Porn Before Puberty
On a recent ABC News Nightline, anchor Juju Chang reported on the growing and frightening phenom of pre-teens learning their sex-ed from internet porn. A forthcoming film entitled “Sexy Baby: A Documentary about Sexiness & the Cyber Age” provided a launching point for the piece.
In a nutshell: A generation of kids are learning about sex, not from their parents, but from internet porn.
Here’s a quote from the Sexy Baby website:
“Most youngsters know someone who has emailed or texted a naked photo of themselves. Many kids have accidentally or intentionally had their first introduction to sex be via hardcore online porn. Facebook has created an arena where kids compete to be ‘liked’ and constantly worry about what image to portray—much of what was once private is now made public…We found that the adult entertainment world…is trickling into the mainstream world…”
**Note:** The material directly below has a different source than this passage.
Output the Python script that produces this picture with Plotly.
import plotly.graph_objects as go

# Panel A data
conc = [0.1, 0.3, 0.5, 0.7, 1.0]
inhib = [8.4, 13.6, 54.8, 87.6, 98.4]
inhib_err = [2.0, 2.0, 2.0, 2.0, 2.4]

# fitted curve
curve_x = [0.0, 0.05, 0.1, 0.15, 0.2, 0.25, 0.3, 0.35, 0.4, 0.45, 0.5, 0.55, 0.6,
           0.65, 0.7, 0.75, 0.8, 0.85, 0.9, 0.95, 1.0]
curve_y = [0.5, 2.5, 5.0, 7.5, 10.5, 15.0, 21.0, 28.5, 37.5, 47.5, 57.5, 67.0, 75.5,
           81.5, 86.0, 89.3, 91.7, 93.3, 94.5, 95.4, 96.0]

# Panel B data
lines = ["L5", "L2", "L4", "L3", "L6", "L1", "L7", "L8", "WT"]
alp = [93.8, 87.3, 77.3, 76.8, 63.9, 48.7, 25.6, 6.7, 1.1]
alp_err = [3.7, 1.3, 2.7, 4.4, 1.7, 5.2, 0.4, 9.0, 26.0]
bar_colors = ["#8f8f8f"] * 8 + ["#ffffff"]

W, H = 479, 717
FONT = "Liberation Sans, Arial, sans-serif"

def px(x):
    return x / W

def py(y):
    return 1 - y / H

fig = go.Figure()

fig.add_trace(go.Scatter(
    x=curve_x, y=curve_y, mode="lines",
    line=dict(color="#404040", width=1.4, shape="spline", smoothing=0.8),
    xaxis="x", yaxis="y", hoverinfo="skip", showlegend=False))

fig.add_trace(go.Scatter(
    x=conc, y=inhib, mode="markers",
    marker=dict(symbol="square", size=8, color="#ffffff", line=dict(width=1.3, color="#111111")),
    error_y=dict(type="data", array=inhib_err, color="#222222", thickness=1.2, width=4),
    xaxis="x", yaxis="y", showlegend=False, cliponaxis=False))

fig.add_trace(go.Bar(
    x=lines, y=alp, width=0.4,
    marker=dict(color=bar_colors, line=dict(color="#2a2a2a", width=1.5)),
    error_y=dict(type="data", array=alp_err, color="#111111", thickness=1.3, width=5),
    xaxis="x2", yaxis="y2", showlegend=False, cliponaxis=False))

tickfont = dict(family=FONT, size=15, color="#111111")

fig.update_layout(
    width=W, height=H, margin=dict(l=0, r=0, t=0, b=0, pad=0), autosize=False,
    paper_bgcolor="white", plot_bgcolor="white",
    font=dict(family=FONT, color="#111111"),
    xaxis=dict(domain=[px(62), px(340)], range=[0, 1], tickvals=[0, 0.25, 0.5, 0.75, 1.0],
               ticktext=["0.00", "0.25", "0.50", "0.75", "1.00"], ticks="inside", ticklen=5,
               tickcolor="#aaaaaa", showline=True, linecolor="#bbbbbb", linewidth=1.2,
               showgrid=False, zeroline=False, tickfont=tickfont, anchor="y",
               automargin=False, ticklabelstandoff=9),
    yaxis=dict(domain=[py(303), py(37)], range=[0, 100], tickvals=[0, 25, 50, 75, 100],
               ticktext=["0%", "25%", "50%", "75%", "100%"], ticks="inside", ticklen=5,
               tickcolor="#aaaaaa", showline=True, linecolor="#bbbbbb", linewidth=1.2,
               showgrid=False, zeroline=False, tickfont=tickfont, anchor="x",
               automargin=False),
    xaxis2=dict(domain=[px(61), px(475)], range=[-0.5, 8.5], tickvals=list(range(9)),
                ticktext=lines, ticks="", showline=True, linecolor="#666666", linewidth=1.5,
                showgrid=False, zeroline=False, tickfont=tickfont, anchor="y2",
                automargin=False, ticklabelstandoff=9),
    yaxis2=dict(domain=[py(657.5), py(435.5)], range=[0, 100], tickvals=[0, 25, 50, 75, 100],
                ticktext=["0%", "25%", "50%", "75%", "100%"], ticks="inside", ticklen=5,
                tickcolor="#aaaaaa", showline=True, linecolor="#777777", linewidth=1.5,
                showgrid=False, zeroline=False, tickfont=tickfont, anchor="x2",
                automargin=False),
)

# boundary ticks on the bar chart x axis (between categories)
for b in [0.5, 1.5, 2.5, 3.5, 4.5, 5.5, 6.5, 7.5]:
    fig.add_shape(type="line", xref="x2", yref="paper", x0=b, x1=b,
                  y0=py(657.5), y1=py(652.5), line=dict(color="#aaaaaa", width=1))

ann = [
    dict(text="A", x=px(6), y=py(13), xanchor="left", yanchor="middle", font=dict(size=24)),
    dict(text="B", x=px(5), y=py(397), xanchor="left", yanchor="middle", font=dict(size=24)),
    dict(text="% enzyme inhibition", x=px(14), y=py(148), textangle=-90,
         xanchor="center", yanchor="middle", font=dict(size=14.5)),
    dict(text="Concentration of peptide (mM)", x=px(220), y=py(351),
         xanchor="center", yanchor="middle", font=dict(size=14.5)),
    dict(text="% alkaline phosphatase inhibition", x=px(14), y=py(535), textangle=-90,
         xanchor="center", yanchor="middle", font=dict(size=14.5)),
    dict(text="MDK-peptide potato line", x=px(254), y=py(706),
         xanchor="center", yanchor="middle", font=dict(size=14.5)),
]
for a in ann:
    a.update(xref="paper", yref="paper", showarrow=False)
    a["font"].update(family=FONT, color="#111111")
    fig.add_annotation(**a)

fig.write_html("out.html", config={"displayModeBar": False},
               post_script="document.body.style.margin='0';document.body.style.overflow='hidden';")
Trickling? Hmmm…I’d say flooding is a better word.
Winifred, the teenage girl who was interviewed by Chang (and is one of the pre-teen subjects of the documentary), admits that she posts sexy pictures on Facebook which cannot be viewed by her parents. Instead, every boy at her school sees them. She realizes that the image she creates of herself forms an expectation for her behavior, producing a sort of self-fulfilling prophecy (i.e. sexy pictures=sexy Winifred).
So why does she do it?
“We’re getting messages from everywhere saying if you dress this way you are going to be either treated well or feel powerful. Sex is power.”
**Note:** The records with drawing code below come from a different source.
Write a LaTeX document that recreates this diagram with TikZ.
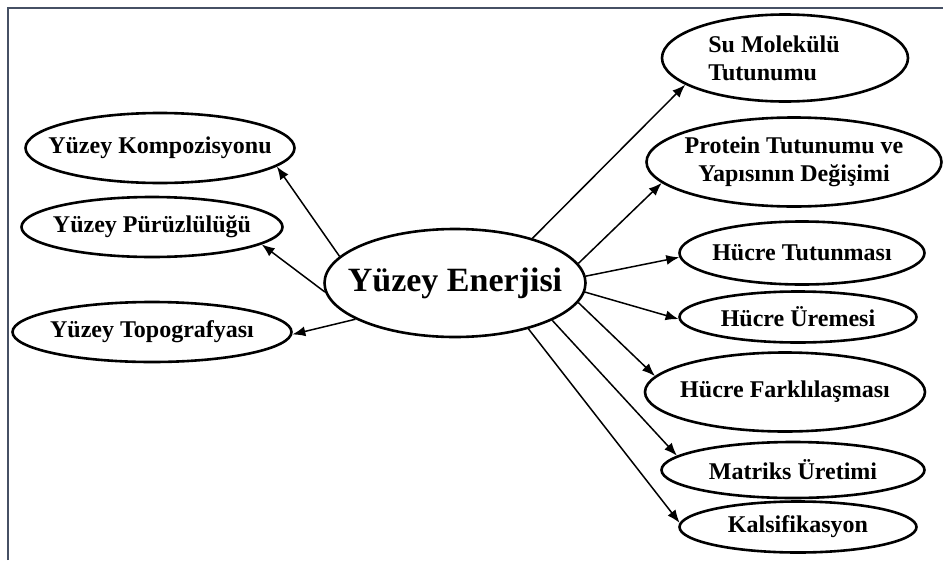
\documentclass[tikz,border=0pt]{standalone}
\usepackage{fontspec}
\setmainfont{Liberation Serif}
\usepackage{tikz}
\usetikzlibrary{arrows.meta,shapes.geometric}
\definecolor{framegray}{RGB}{70,80,100}

\begin{document}
\begin{tikzpicture}[
  x=1pt, y=-1pt, >={Latex[length=13pt,width=10pt]},
  hub/.style={ellipse, draw, line width=2.6pt, inner xsep=-40pt, inner ysep=-10pt,
              font=\fontsize{34}{38}\selectfont\bfseries},
  leaf/.style={ellipse, draw, line width=2.6pt, inner xsep=-40pt, inner ysep=-10pt,
               align=center, font=\fontsize{24}{28}\selectfont\bfseries},
  link/.style={->, line width=1.5pt}]
\useasboundingbox (0,0) rectangle (943,560);
\draw[framegray, line width=2.2pt] (8,560) -- (8,8) -- (943,8);
% centre
\node[hub, minimum width=261pt, minimum height=108pt] (enerji) at (455,283) {Yüzey Enerjisi};
% left side
\node[leaf, minimum width=269pt, minimum height=70pt] (kompozisyon) at (160,148) {Yüzey Kompozisyonu};
\node[leaf, minimum width=261pt, minimum height=60pt] (puruz) at (152,227) {Yüzey Pürüzlülüğü};
\node[leaf, minimum width=279pt, minimum height=60pt] (topografya) at (152,332) {Yüzey Topografyası};
% right side
\node[leaf, align=left, minimum width=246pt, minimum height=87pt] (su) at (785,58) {Su Molekülü\hspace*{22pt}\\Tutunumu};
\node[leaf, minimum width=295pt, minimum height=89pt] (protein) at (794,162) {Protein Tutunumu ve\\Yapısının Değişimi};
\node[leaf, minimum width=245pt, minimum height=63pt] (tutunma) at (802,253) {Hücre Tutunması};
\node[leaf, minimum width=237pt, minimum height=51pt] (ureme) at (798,317) {Hücre Üremesi};
\node[leaf, minimum width=280pt, minimum height=79pt] (farklilasma) at (785,392) {Hücre Farklılaşması};
\node[leaf, minimum width=263pt, minimum height=56pt] (matriks) at (793,470) {Matriks Üretimi};
\node[leaf, minimum width=237pt, minimum height=51pt] (kalsifikasyon) at (798,527) {Kalsifikasyon};
\draw[link] (enerji.167) -- (kompozisyon.-9);
\draw[link] (enerji.184) -- (puruz.-9);
\draw[link] (enerji.200) -- (topografya.-1);
\draw[link] (enerji.30) -- (su.195);
\draw[link] (enerji.9) -- (protein.189);
\draw[link] (enerji.3) -- (tutunma.182);
\draw[link] (enerji.-4) -- (ureme.181);
\draw[link] (enerji.-9) -- (farklilasma.173);
\draw[link] (enerji.-21) -- (matriks.173);
\draw[link] (enerji.-32) -- (kalsifikasyon.178);
\end{tikzpicture}
\end{document}
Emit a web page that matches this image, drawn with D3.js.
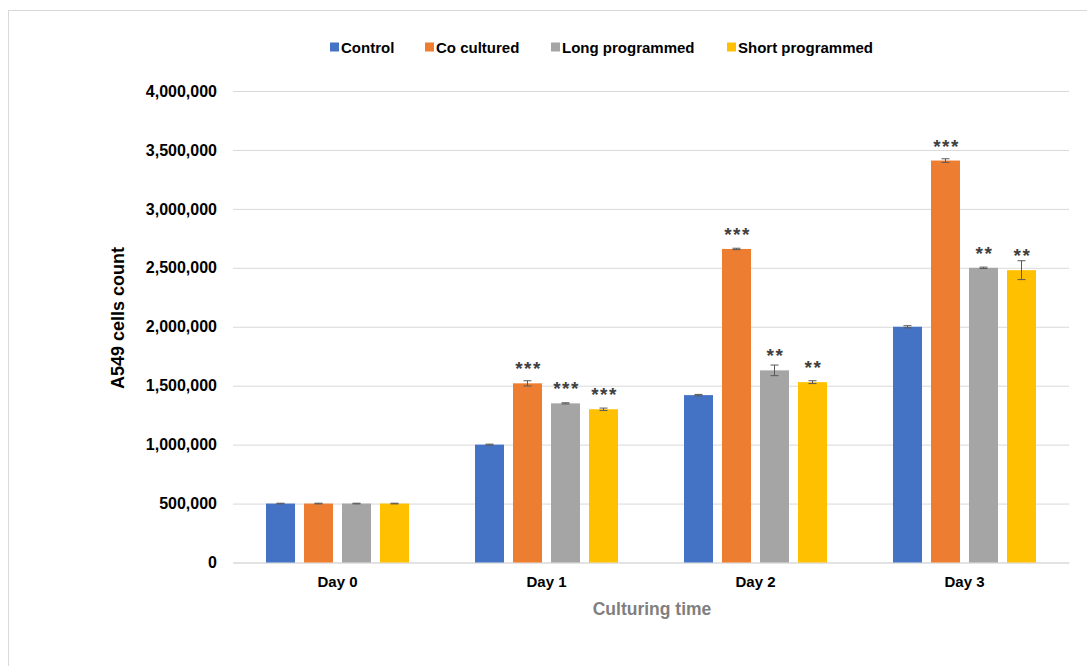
<!DOCTYPE html>
<html>
<head>
<meta charset="utf-8">
<script src="https://cdn.jsdelivr.net/npm/d3@7"></script>
<style>
  html, body { margin: 0; padding: 0; background: #ffffff; }
  svg { display: block; }
  text { font-family: "Liberation Sans", Arial, sans-serif; }
</style>
</head>
<body>
<svg id="chart" width="1087" height="666"></svg>
<script>
// ---- data ----
const categories = ["Day 0", "Day 1", "Day 2", "Day 3"];
const seriesNames = ["Control", "Co cultured", "Long programmed", "Short programmed"];
const seriesColors = ["#4472C4", "#ED7D31", "#A5A5A5", "#FFC000"];
const controlValues      = [500000, 1000000, 1420000, 2000000];
const coCulturedValues   = [500000, 1520000, 2660000, 3410000];
const longProgValues     = [500000, 1350000, 1630000, 2500000];
const shortProgValues    = [500000, 1300000, 1530000, 2480000];
const controlErrors      = [3000, 4000, 6000, 9000];
const coCulturedErrors   = [3000, 22000, 6000, 15000];
const longProgErrors     = [3000, 5000, 45000, 6000];
const shortProgErrors    = [3000, 10000, 12000, 80000];
const controlStars       = ["", "", "", ""];
const coCulturedStars    = ["", "***", "***", "***"];
const longProgStars      = ["", "***", "**", "**"];
const shortProgStars     = ["", "***", "**", "**"];
const yTicks = [0, 500000, 1000000, 1500000, 2000000, 2500000, 3000000, 3500000, 4000000];
const yTitle = "A549 cells count";
const xTitle = "Culturing time";

const seriesValues = [controlValues, coCulturedValues, longProgValues, shortProgValues];
const seriesErrors = [controlErrors, coCulturedErrors, longProgErrors, shortProgErrors];
const seriesStars = [controlStars, coCulturedStars, longProgStars, shortProgStars];

const rows = [];
categories.forEach((c, ci) => {
  seriesNames.forEach((s, si) => {
    rows.push({cat: c, series: s, si, value: seriesValues[si][ci], err: seriesErrors[si][ci], stars: seriesStars[si][ci]});
  });
});

// ---- layout ----
const svg = d3.select("#chart");
const pLeft = 233, pRight = 1069, pTop = 91, pBottom = 562.5;

// frame
svg.append("rect").attr("x", 8.5).attr("y", 10.5).attr("width", 1100).attr("height", 700)
  .attr("fill", "#ffffff").attr("stroke", "#d9d9d9").attr("stroke-width", 1);

const x0 = d3.scaleBand().domain(categories).range([pLeft, pRight]).paddingInner(0).paddingOuter(0);
const groupPad = 33;
const x1 = d3.scaleBand().domain(seriesNames).range([groupPad, x0.bandwidth() - groupPad]).paddingInner(0.237).paddingOuter(0);
const y = d3.scaleLinear().domain([0, 4000000]).range([pBottom, pTop]);
const color = d3.scaleOrdinal().domain(seriesNames).range(seriesColors);

// gridlines
const yAxis = d3.axisLeft(y).tickValues(yTicks).tickSize(-(pRight - pLeft)).tickPadding(16)
  .tickFormat(d3.format(","));
const gy = svg.append("g").attr("transform", `translate(${pLeft},0)`).call(yAxis);
gy.select(".domain").remove();
gy.selectAll(".tick line").attr("stroke", "#d9d9d9").attr("stroke-width", 1);
gy.selectAll(".tick text").attr("font-size", 16).attr("font-weight", "bold").attr("fill", "#000")
  .attr("font-family", "Liberation Sans, Arial, sans-serif");

// x axis labels
const xAxis = d3.axisBottom(x0).tickSize(0).tickPadding(14);
const gx = svg.append("g").attr("transform", `translate(0,${pBottom})`).call(xAxis);
gx.select(".domain").attr("stroke", "#d9d9d9");
gx.selectAll(".tick text").attr("font-size", 15).attr("font-weight", "bold").attr("fill", "#000")
  .attr("font-family", "Liberation Sans, Arial, sans-serif");

// bars
const groups = svg.append("g").selectAll("g").data(categories).join("g")
  .attr("transform", d => `translate(${x0(d)},0)`);
groups.selectAll("rect").data(c => rows.filter(r => r.cat === c)).join("rect")
  .attr("x", d => x1(d.series))
  .attr("y", d => y(d.value))
  .attr("width", x1.bandwidth())
  .attr("height", d => y(0) - y(d.value))
  .attr("fill", d => color(d.series));

// error bars
const capW = 4;
const eb = groups.selectAll("g.err").data(c => rows.filter(r => r.cat === c)).join("g").attr("class", "err");
eb.append("line")
  .attr("x1", d => x1(d.series) + x1.bandwidth() / 2).attr("x2", d => x1(d.series) + x1.bandwidth() / 2)
  .attr("y1", d => y(d.value + d.err)).attr("y2", d => y(d.value - d.err))
  .attr("stroke", "#595959").attr("stroke-width", 1);
eb.append("line")
  .attr("x1", d => x1(d.series) + x1.bandwidth() / 2 - capW).attr("x2", d => x1(d.series) + x1.bandwidth() / 2 + capW)
  .attr("y1", d => y(d.value + d.err)).attr("y2", d => y(d.value + d.err))
  .attr("stroke", "#595959").attr("stroke-width", 1);
eb.append("line")
  .attr("x1", d => x1(d.series) + x1.bandwidth() / 2 - capW).attr("x2", d => x1(d.series) + x1.bandwidth() / 2 + capW)
  .attr("y1", d => y(d.value - d.err)).attr("y2", d => y(d.value - d.err))
  .attr("stroke", "#595959").attr("stroke-width", 1);

// significance stars
groups.selectAll("text.star").data(c => rows.filter(r => r.cat === c && r.stars)).join("text")
  .attr("class", "star")
  .attr("x", d => x1(d.series) + x1.bandwidth() / 2 + 1)
  .attr("y", d => y(d.value) - 8)
  .attr("text-anchor", "middle")
  .attr("font-size", 19)
  .attr("font-weight", "bold")
  .attr("letter-spacing", 1.5)
  .attr("fill", "#404040")
  .text(d => d.stars);

// axis titles
svg.append("text")
  .attr("transform", `translate(124,318) rotate(-90)`)
  .attr("text-anchor", "middle")
  .attr("font-size", 18)
  .attr("font-weight", "bold")
  .attr("fill", "#000")
  .text(yTitle);
svg.append("text")
  .attr("x", (pLeft + pRight) / 2 + 1)
  .attr("y", 615)
  .attr("text-anchor", "middle")
  .attr("font-size", 17.5)
  .attr("font-weight", "bold")
  .attr("fill", "#7f7f7f")
  .text(xTitle);

// legend
const legendX = [330, 425, 551, 727];
const lg = svg.append("g").selectAll("g").data(seriesNames).join("g")
  .attr("transform", (d, i) => `translate(${legendX[i]},47)`);
lg.append("rect").attr("x", 0).attr("y", -4.5).attr("width", 9).attr("height", 9)
  .attr("fill", d => color(d));
lg.append("text").attr("x", 11).attr("y", 5.5)
  .attr("font-size", 15).attr("font-weight", "bold").attr("fill", "#000")
  .text(d => d);
</script>
</body>
</html>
This sexual currency used for social popularity and acceptance has become a normal part of adolescence throughut our culture. (See my post on sexting for more info.) Parents seem genuinely confused about how to limit their kid’s consumption of porn or even if they should.
In the ABC piece, Winifred’s mother recalls the girls she knew in college who were raised in overly restrictive homes and then went “wild” once they had their freedom. She doesn’t want that for her daughter so she gives her the freedom to wear provocative clothing and post sexy images of herself online.
Clearly parents are confused.
But wait! There’s one glimmer of hope from Winifred!
“If parents are able to talk to their children about what real love and real sex is later on in life, most of the kids I know would trust their parents over two porn stars that they’ve never met.”
I hope she’s right!
But… I’m not sure that’s always the case. Especially if parents continue to condone overtly sexual behavior and clothing in their pre-teen children. Or if they wait too long to seriously discuss sexuality and pornography.
Dr. Jill Manning, in her audio presentation, Let’s Talk About the Elephant in the Room, tells the story of a 9-year-old boy who started watching pornography online, getting into homosexual porn as well. When his parents finally sat him down for the “sex talk,” he dismissed their version of sex. He realized they didn’t know anything about it.
They did know something about it, but their description of sex and his porn-infected view were worlds apart.
How can parents protect their kids from internet porn? What can they teach them and at what age? Let me know what you think! What are your experiences in teaching your children a healthy view of sex before they get exposed or curious about pornography?